Regeling van de Staatssecretaris van Volksgezondheid, Welzijn en Sport van 15 oktober 2014, kenmerk 671857-126837-J, houdende regels voor de subsidieverstrekking aan organisaties in verband met saneringskosten leegstand gesloten jeugdhulp (Subsidieregeling sanering leegstand gesloten jeugdhulp)

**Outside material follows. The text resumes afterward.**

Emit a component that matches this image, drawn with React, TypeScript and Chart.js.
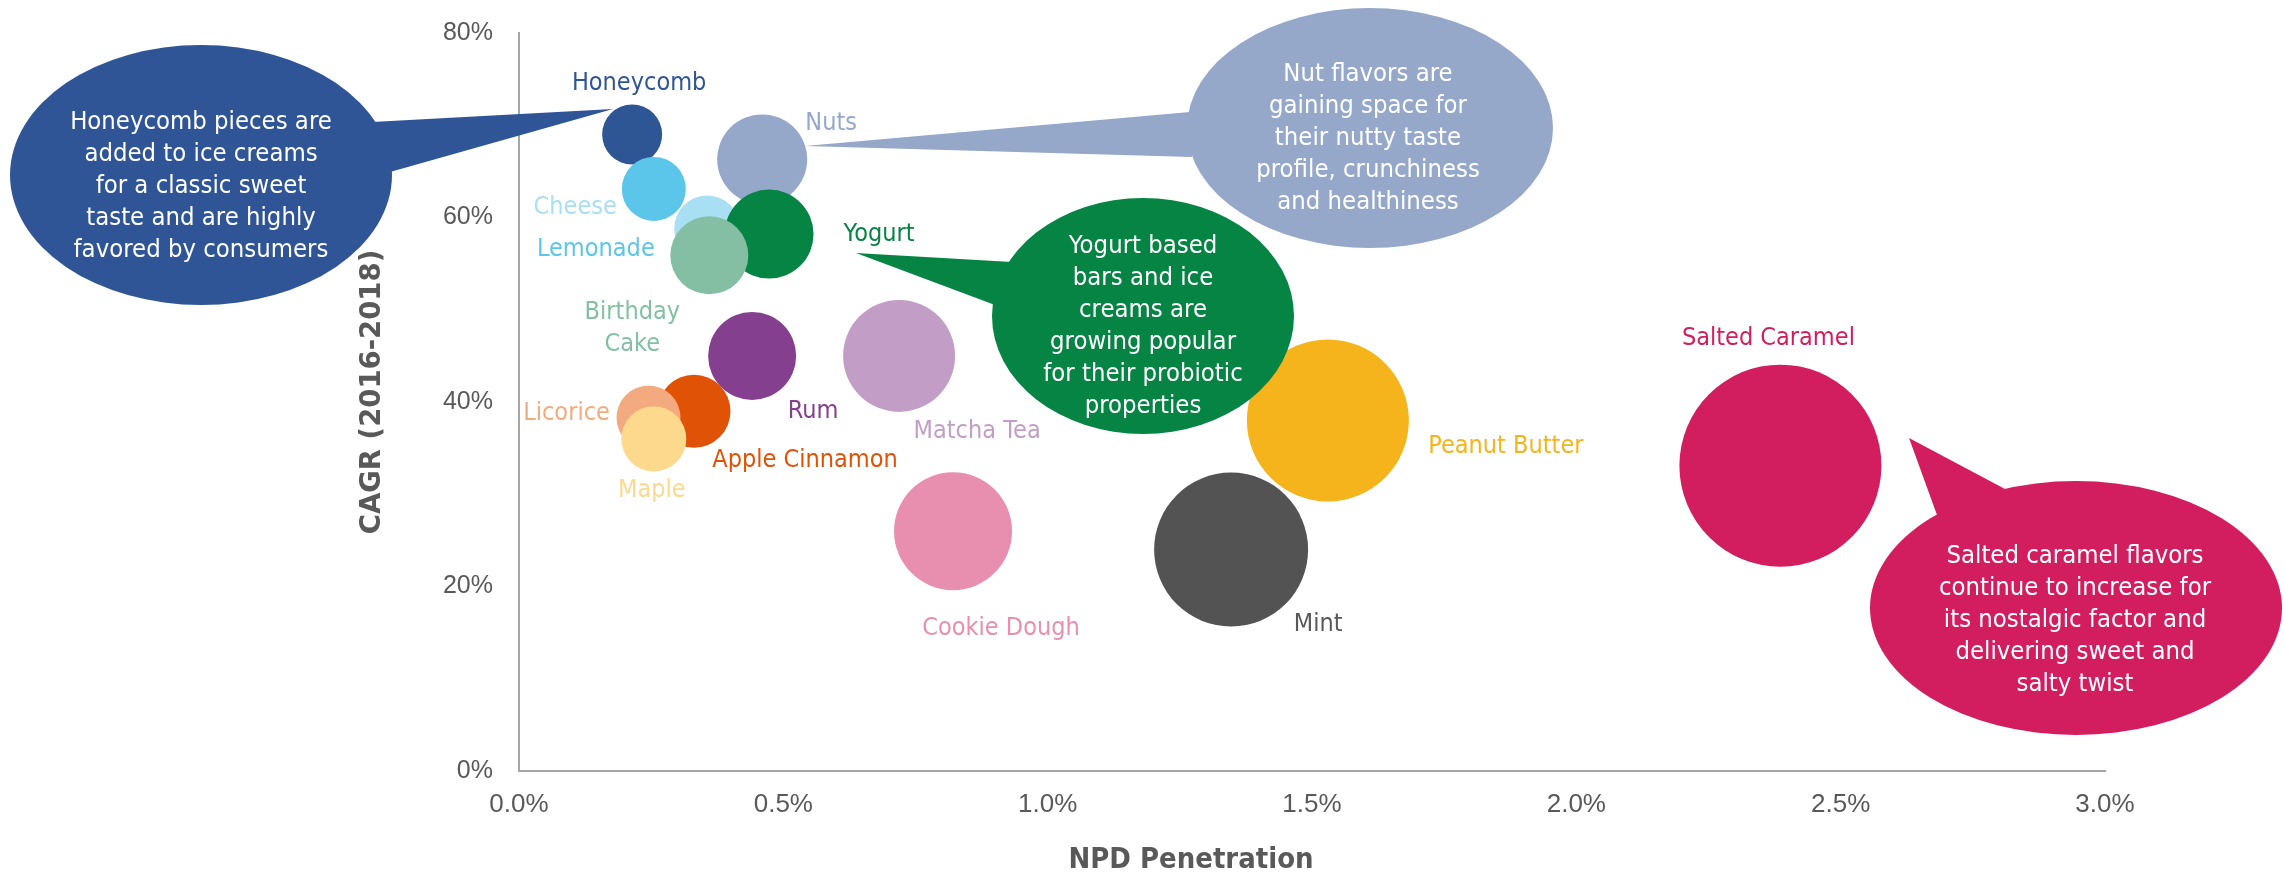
import { useEffect, useRef } from 'react';
import { Chart, registerables } from 'chart.js';

Chart.register(...registerables);

// ---------- DATA ----------
const flavors = [
  'Nuts', 'Cheese', 'Yogurt', 'Birthday Cake', 'Honeycomb', 'Lemonade', 'Rum',
  'Apple Cinnamon', 'Licorice', 'Maple', 'Matcha Tea', 'Cookie Dough',
  'Peanut Butter', 'Mint', 'Salted Caramel',
];
// NPD penetration (%)
const penetration = [0.46, 0.356, 0.473, 0.36, 0.214, 0.255, 0.441, 0.331, 0.245, 0.255, 0.719, 0.821, 1.53, 1.347, 2.386];
// CAGR 2016-2018 (%)
const cagr = [66.3, 58.8, 58.2, 55.9, 69.0, 63.1, 45.0, 39.0, 38.3, 36.0, 45.0, 26.0, 38.0, 24.0, 33.1];
// relative bubble size
const bubbleSize = [4.5, 3.3, 4.45, 3.9, 3.0, 3.2, 4.4, 3.65, 3.2, 3.25, 5.6, 5.9, 8.1, 7.7, 10.1];

const xTickValues = [0, 0.5, 1.0, 1.5, 2.0, 2.5, 3.0];
const yTickValues = [0, 20, 40, 60, 80];

const xAxisTitle = 'NPD Penetration';
const yAxisTitle = 'CAGR (2016-2018)';

const callouts = [
  {
    lines: ['Honeycomb pieces are', 'added to ice creams', 'for a classic sweet', 'taste and are highly', 'favored by consumers'],
  },
  {
    lines: ['Nut flavors are', 'gaining space for', 'their nutty taste', 'profile, crunchiness', 'and healthiness'],
  },
  {
    lines: ['Yogurt based', 'bars and ice', 'creams are', 'growing popular', 'for their probiotic', 'properties'],
  },
  {
    lines: ['Salted caramel flavors', 'continue to increase for', 'its nostalgic factor and', 'delivering sweet and', 'salty twist'],
  },
];

// ---------- STYLE ----------
const bubbleColors = [
  '#95A8C9', '#A8DFF3', '#068444', '#84BFA3', '#2E5594', '#5BC5EA', '#843F8F',
  '#E05206', '#F3AA7E', '#FDD98D', '#C29EC7', '#E88FAF', '#F6B41C', '#535353', '#D21E5E',
];
const labelColors = [
  '#95A8C9', '#A8DFF3', '#068444', '#84BFA3', '#2E5594', '#5BC5EA', '#843F8F',
  '#E05206', '#F3AA7E', '#FDD98D', '#C29EC7', '#E88FAF', '#F6B41C', '#595959', '#D21E5E',
];
// label offset from bubble centre (px)
const labelOffsets: [number, number][] = [
  [69, -36], [-132, -21], [110, 0], [-77, 57], [7, -51], [-58, 61], [61, 56],
  [111, 49], [-82, -4], [-2, 52], [78, 76], [48, 97], [178, 26], [87, 75], [-12, -127],
];
const RADIUS_PER_UNIT = 10;

const calloutStyle = [
  { color: '#2F5597', cx: 201, cy: 175, rx: 191, ry: 130, tail: [[372, 122], [613, 109], [390, 172]], textX: 201, textY: 122 },
  { color: '#95A8C9', cx: 1370, cy: 128, rx: 183, ry: 120, tail: [[1190, 112], [805, 146], [1192, 157]], textX: 1368, textY: 74 },
  { color: '#068444', cx: 1143, cy: 316, rx: 151, ry: 118, tail: [[1012, 262], [856, 253], [995, 305]], textX: 1143, textY: 246 },
  { color: '#D21E5E', cx: 2076, cy: 608, rx: 206, ry: 127, tail: [[2005, 489], [1909, 438], [1937, 515]], textX: 2075, textY: 556 },
];
const LINE_GAP = 32;
const GRAY = '#595959';
const AXIS_GRAY = '#A6A6A6';
const LABEL_FONT = '25px "DejaVu Sans"';
const SX = 0.9;

function drawText(
  ctx: CanvasRenderingContext2D, text: string, x: number, y: number,
  font: string, color: string, sx: number, rotate = 0,
) {
  ctx.save();
  ctx.font = font;
  ctx.fillStyle = color;
  ctx.textAlign = 'center';
  ctx.textBaseline = 'middle';
  ctx.translate(x, y);
  if (rotate) ctx.rotate(rotate);
  ctx.scale(sx, 1);
  ctx.fillText(text, 0, 0);
  ctx.restore();
}

const decorPlugin = {
  id: 'decor',
  afterDatasetsDraw(chart: any) {
    const ctx: CanvasRenderingContext2D = chart.ctx;
    const meta = chart.getDatasetMeta(0);
    // bubble labels
    flavors.forEach((name, i) => {
      const el = meta.data[i];
      if (!el) return;
      const [dx, dy] = labelOffsets[i];
      const parts = name === 'Birthday Cake' ? ['Birthday', 'Cake'] : [name];
      parts.forEach((p, k) => {
        drawText(ctx, p, el.x + dx, el.y + dy + k * LINE_GAP, LABEL_FONT, labelColors[i], SX);
      });
    });
    // axis titles
    drawText(ctx, xAxisTitle, 1191, 861, 'bold 28px "DejaVu Sans"', GRAY, 0.93);
    drawText(ctx, yAxisTitle, 373, 392, 'bold 27.5px "DejaVu Sans"', GRAY, 1, -Math.PI / 2);
  },
  afterDraw(chart: any) {
    const ctx: CanvasRenderingContext2D = chart.ctx;
    callouts.forEach((c, i) => {
      const s = calloutStyle[i];
      ctx.save();
      ctx.fillStyle = s.color;
      ctx.beginPath();
      ctx.ellipse(s.cx, s.cy, s.rx, s.ry, 0, 0, Math.PI * 2);
      ctx.fill();
      ctx.beginPath();
      ctx.moveTo(s.tail[0][0], s.tail[0][1]);
      ctx.lineTo(s.tail[1][0], s.tail[1][1]);
      ctx.lineTo(s.tail[2][0], s.tail[2][1]);
      ctx.closePath();
      ctx.fill();
      ctx.restore();
      c.lines.forEach((line, k) => {
        drawText(ctx, line, s.textX, s.textY + k * LINE_GAP, LABEL_FONT, '#FFFFFF', 0.915);
      });
    });
  },
};

export default function App() {
  const ref = useRef<HTMLCanvasElement | null>(null);

  useEffect(() => {
    if (!ref.current) return;
    const chart = new Chart(ref.current, {
      type: 'bubble',
      data: {
        datasets: [
          {
            label: 'Flavors',
            data: flavors.map((_, i) => ({ x: penetration[i], y: cagr[i], r: bubbleSize[i] * RADIUS_PER_UNIT })),
            backgroundColor: bubbleColors,
            borderWidth: 0,
            hoverRadius: 0,
            clip: false as any,
          },
        ],
      },
      options: {
        animation: false,
        responsive: false,
        devicePixelRatio: 1,
        events: [],
        layout: { autoPadding: false, padding: { left: 0, right: 179, top: 33, bottom: 0 } },
        plugins: { legend: { display: false }, tooltip: { enabled: false } },
        scales: {
          x: {
            type: 'linear',
            min: 0,
            max: 3,
            afterBuildTicks: (scale: any) => { scale.ticks = xTickValues.map((v) => ({ value: v })); },
            ticks: {
              callback: (v: any) => Number(v).toFixed(1) + '%',
              font: { family: '"Liberation Sans", Arial, sans-serif', size: 26 },
              color: GRAY,
              padding: 18,
              maxRotation: 0,
              autoSkip: false,
            },
            grid: { display: false, drawTicks: false },
            border: { display: true, color: AXIS_GRAY, width: 2 },
            afterFit: (scale: any) => {
              scale.height = 106;
              scale.paddingLeft = 0; scale.paddingRight = 0; scale.paddingTop = 0; scale.paddingBottom = 0;
            },
          },
          y: {
            type: 'linear',
            min: 0,
            max: 80,
            afterBuildTicks: (scale: any) => { scale.ticks = yTickValues.map((v) => ({ value: v })); },
            ticks: {
              callback: (v: any) => v + '%',
              font: { family: '"Liberation Sans", Arial, sans-serif', size: 25 },
              color: GRAY,
              padding: 26,
              autoSkip: false,
            },
            grid: { display: false, drawTicks: false },
            border: { display: true, color: AXIS_GRAY, width: 2 },
            afterFit: (scale: any) => {
              scale.width = 519;
              scale.paddingLeft = 0; scale.paddingRight = 0; scale.paddingTop = 0; scale.paddingBottom = 0;
            },
          },
        },
      },
      plugins: [decorPlugin],
    });
    return () => chart.destroy();
  }, []);

  return (
    <div style={{ position: 'fixed', left: 0, top: 0, width: 2284, height: 877, background: '#FFFFFF' }}>
      <canvas ref={ref} width={2284} height={877} style={{ display: 'block', width: 2284, height: 877 }} />
    </div>
  );
}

De Staatssecretaris van Volksgezondheid, Welzijn en Sport,

Gelet op de artikel 3 van de Kaderwet VWS-subsidies;

Besluit:

Artikel 1

In deze regeling wordt verstaan onder:

a. accommodatie:

accommodatie als bedoeld in artikel 29k, eerste lid van de Wet op de Jeugdzorg;

b. gesloten jeugdhulp:

gesloten jeugdhulp als bedoeld in artikel 1.1 van de Jeugdwet;

c. organisatie:

aanbieder van gesloten jeugdhulp van accommodaties die in 2014 als zodanig zijn aangewezen;

d. capaciteit:

vermogen tot het verlenen van gesloten jeugdhulp in een accommodatie, uitgedrukt in aantal voltijdsplaatsen op jaarbasis;

e. capaciteitsreductie:

terugbrengen van de capaciteit;

f. huisvestingslasten:

kosten voor huur, rente en aflossing;

g. minister:

Minister van Volksgezondheid, Welzijn en Sport.

Artikel 2

  • 1. De minister kan aan een organisatie eenmalig een subsidie verstrekken ten behoeve van kosten die het gevolg zijn capaciteitsreductie tot ten hoogste de in de voor de desbetreffende instelling in de bijlage aangegeven capaciteitsreductie.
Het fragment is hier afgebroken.